> [Requirements]
Go through each line of the records below and count those with the word "this". Give only the count.

> [Provided material]
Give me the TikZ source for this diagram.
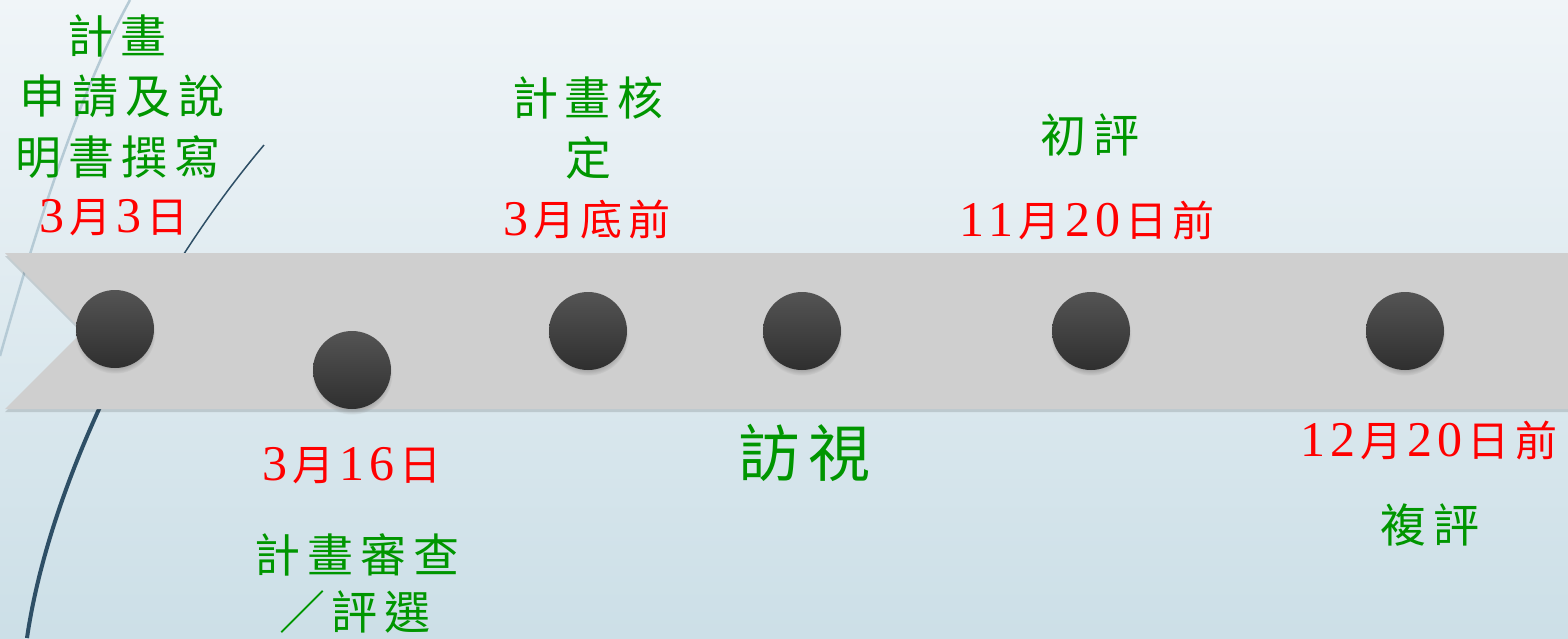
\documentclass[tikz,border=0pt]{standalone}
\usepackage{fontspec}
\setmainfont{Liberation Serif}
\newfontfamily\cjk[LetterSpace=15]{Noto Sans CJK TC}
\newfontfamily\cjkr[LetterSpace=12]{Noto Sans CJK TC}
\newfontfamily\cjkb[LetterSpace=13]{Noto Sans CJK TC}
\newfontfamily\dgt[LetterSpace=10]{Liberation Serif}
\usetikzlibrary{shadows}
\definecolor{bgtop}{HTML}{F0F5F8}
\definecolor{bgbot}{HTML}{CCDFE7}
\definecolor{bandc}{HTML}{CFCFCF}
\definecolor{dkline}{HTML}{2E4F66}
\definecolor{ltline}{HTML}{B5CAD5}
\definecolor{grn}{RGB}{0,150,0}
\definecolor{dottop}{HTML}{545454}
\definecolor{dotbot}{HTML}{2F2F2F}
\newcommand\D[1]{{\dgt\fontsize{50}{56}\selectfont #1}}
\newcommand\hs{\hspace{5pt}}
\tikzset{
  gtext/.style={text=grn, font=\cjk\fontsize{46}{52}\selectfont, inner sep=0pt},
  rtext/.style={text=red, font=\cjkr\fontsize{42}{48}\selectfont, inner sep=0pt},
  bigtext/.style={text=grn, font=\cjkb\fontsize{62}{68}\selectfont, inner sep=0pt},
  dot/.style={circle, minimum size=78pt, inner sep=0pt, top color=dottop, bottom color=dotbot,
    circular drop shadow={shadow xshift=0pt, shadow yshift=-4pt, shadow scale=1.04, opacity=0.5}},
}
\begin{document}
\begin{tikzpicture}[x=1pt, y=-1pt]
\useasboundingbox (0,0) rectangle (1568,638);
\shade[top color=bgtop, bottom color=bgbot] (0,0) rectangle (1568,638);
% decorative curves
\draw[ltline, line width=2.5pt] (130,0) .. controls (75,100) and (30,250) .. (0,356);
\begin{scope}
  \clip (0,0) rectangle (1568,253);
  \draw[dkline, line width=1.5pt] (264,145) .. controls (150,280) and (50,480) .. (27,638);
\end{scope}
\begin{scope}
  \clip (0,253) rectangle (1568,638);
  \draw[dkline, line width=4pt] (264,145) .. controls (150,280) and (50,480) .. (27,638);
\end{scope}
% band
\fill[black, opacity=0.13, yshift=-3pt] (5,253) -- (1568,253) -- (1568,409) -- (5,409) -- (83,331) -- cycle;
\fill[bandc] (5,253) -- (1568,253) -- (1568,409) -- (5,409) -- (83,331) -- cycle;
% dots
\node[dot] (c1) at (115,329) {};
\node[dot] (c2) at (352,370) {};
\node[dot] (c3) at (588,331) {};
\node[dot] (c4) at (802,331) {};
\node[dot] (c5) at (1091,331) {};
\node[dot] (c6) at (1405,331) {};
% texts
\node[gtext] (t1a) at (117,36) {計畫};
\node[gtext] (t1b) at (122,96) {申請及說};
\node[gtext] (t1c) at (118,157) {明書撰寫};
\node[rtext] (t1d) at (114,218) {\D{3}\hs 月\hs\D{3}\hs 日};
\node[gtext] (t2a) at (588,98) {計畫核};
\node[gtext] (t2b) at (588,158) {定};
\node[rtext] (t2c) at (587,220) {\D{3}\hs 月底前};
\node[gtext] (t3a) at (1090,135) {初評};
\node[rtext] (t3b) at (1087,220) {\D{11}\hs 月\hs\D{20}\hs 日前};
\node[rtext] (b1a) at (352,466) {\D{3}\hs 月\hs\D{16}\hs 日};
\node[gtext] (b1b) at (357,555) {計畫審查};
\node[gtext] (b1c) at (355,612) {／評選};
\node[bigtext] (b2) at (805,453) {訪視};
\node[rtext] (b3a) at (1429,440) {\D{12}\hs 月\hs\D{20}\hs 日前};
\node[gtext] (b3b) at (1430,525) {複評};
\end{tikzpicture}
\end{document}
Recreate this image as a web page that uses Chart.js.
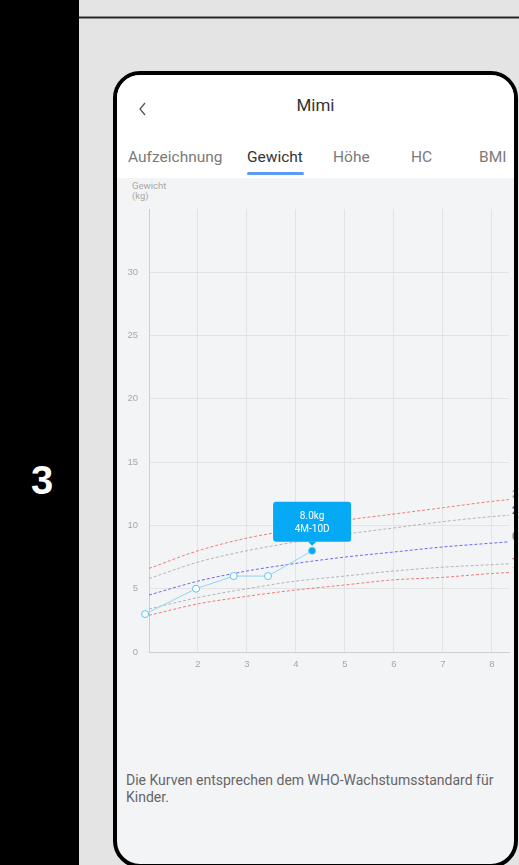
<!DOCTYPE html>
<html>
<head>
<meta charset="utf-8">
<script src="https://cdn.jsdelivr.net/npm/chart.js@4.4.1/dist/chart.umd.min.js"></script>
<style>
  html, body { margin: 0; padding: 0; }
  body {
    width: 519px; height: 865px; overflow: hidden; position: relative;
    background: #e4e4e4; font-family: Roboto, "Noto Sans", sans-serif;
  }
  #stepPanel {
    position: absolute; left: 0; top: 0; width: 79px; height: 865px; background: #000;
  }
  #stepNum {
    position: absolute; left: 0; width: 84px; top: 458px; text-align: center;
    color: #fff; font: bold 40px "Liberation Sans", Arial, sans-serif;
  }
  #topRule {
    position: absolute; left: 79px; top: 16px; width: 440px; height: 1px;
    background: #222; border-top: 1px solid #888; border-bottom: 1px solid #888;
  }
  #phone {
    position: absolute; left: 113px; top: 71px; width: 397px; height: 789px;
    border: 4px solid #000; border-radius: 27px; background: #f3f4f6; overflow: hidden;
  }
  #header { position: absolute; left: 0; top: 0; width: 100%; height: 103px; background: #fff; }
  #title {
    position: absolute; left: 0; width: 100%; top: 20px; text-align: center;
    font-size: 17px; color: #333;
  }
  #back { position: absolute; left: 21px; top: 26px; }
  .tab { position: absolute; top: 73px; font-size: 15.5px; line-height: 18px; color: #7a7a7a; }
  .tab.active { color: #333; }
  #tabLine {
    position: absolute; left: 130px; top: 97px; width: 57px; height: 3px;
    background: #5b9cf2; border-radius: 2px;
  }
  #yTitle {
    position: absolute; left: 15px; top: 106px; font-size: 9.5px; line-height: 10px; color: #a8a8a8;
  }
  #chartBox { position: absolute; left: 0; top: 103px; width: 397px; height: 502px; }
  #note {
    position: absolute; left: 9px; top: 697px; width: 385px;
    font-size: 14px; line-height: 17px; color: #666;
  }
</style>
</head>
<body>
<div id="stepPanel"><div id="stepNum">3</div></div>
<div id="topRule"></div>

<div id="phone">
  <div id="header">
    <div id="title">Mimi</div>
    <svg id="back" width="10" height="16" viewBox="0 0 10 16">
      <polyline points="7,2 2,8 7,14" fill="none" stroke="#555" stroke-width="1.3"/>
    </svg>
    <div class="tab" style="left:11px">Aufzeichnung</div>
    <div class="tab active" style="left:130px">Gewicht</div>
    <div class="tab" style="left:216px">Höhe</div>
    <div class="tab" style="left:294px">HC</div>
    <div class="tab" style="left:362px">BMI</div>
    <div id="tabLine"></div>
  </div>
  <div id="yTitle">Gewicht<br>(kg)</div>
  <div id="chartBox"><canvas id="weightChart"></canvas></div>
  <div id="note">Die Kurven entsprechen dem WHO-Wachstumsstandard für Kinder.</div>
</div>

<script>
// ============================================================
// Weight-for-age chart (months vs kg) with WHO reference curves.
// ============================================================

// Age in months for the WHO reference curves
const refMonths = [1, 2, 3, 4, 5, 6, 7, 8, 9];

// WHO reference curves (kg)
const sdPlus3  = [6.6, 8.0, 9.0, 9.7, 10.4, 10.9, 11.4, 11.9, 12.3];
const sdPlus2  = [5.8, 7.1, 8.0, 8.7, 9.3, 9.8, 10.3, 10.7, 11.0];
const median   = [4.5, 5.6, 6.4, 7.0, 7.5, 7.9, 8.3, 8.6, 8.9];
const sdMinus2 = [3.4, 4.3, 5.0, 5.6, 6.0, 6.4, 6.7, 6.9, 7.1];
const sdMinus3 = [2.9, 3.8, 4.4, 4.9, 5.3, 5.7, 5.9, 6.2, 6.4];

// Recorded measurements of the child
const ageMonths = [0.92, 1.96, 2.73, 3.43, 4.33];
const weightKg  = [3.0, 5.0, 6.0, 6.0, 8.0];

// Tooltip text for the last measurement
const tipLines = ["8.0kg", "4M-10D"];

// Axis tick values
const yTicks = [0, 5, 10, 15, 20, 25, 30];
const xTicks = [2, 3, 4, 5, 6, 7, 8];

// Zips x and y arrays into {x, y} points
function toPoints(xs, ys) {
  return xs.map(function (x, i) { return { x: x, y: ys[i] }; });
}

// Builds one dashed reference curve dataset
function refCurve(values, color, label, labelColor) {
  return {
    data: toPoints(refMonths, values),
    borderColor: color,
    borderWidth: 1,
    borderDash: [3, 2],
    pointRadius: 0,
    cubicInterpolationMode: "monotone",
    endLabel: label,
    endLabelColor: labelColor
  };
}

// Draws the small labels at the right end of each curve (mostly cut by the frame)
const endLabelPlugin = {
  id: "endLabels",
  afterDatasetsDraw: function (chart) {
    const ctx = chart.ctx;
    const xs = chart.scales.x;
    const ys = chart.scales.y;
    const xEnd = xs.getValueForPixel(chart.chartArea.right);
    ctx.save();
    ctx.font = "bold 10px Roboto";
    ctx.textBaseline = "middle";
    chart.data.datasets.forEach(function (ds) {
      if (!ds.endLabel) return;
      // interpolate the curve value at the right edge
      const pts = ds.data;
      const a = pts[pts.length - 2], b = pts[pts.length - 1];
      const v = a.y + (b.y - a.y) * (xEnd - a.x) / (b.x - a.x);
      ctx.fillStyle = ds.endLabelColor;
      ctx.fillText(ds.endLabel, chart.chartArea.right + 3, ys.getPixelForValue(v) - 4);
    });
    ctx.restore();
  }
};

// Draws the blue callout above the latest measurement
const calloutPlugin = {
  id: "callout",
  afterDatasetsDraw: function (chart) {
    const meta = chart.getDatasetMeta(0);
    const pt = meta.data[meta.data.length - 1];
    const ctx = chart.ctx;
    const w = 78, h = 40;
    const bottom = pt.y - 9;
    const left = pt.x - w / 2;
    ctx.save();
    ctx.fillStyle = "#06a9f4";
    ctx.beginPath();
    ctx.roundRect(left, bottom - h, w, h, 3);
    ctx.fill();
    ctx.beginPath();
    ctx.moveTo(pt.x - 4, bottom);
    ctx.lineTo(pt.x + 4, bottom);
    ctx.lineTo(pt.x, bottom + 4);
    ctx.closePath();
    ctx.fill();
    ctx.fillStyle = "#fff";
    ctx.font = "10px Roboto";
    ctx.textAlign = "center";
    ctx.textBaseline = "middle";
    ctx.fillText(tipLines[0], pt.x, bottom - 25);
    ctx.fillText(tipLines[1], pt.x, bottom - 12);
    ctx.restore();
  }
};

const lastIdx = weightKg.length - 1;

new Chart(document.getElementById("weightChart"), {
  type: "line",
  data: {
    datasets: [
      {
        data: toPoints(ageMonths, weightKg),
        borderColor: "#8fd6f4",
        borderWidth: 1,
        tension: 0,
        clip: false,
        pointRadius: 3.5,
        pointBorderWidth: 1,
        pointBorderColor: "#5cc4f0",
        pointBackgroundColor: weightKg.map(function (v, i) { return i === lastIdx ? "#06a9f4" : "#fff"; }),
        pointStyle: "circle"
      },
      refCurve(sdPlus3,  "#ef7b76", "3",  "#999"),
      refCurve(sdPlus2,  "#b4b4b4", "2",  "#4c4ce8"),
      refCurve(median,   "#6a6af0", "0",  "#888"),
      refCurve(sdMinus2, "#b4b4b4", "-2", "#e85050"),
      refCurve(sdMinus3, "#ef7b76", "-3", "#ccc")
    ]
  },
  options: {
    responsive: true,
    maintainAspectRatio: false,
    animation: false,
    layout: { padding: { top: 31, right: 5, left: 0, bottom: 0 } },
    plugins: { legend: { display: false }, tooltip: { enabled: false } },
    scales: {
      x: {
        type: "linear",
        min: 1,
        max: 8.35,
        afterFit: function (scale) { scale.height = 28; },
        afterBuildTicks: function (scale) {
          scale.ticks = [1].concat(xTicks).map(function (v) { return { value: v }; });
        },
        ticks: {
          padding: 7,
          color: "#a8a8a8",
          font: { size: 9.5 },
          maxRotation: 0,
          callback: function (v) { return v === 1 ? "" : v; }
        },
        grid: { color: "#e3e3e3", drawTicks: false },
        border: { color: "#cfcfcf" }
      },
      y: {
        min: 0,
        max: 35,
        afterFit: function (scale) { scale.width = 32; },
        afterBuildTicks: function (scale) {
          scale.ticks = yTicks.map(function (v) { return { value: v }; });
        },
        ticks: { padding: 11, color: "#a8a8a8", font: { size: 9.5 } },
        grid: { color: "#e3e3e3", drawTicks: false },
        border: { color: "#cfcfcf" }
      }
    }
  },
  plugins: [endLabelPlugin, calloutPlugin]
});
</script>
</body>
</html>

> [The answer]
2